### Given problem
Leave out the pictures, and write out exactly the lines from the beginning of the material to the line holding "import seaborn as sns", that line included, and nothing else.

### Collected data
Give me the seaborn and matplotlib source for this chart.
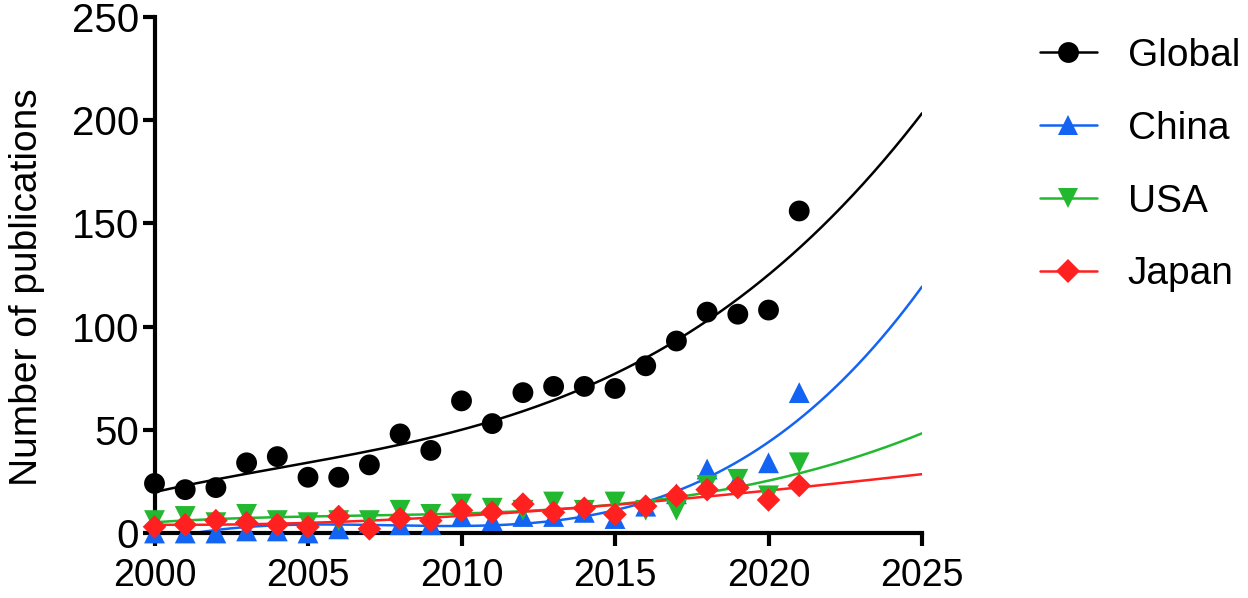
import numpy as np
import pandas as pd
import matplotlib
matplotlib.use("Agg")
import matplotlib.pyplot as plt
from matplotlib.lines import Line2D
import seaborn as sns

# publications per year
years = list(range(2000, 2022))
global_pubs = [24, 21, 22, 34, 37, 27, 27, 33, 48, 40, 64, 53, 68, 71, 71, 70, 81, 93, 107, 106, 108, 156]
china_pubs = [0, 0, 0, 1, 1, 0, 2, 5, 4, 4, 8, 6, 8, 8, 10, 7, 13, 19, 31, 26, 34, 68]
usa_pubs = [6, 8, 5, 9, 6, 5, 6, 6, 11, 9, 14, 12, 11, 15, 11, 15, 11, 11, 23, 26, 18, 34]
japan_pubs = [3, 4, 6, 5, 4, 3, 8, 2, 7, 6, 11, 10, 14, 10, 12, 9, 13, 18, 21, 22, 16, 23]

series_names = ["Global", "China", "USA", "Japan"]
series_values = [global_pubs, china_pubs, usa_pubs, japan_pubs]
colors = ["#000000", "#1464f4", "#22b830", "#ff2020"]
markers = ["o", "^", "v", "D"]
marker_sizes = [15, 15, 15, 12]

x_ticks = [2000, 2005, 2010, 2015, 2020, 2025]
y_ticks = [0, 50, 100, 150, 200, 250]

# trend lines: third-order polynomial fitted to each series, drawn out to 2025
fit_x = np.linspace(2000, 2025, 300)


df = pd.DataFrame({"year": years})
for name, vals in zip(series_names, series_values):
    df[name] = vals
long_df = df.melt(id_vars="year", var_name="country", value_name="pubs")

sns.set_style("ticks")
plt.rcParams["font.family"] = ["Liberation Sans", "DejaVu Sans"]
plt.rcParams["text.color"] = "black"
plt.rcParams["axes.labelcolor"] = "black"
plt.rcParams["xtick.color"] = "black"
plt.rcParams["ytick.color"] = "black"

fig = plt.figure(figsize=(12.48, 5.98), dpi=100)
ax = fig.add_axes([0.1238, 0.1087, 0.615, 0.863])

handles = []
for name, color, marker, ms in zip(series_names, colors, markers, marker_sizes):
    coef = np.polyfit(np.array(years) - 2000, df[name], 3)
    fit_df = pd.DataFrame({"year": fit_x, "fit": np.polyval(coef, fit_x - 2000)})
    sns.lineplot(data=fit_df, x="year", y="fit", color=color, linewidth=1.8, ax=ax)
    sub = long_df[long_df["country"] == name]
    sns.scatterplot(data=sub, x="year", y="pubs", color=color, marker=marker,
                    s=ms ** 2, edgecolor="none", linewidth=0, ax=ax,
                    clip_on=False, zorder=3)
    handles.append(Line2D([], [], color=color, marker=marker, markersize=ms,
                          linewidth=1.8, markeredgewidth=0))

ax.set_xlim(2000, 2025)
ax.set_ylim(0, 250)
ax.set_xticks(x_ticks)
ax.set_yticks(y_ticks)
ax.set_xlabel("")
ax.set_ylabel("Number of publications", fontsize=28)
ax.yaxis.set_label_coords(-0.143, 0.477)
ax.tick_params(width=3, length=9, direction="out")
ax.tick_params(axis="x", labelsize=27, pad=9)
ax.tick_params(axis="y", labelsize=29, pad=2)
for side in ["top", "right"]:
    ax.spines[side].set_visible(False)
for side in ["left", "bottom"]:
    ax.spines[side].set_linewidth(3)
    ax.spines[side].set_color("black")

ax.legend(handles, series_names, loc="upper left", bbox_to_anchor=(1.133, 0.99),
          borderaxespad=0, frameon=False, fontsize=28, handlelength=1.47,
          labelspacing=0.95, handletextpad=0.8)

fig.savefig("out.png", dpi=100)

### Result of the exercise
Give me the seaborn and matplotlib source for this chart.
import numpy as np
import pandas as pd
import matplotlib
matplotlib.use("Agg")
import matplotlib.pyplot as plt
from matplotlib.lines import Line2D
import seaborn as sns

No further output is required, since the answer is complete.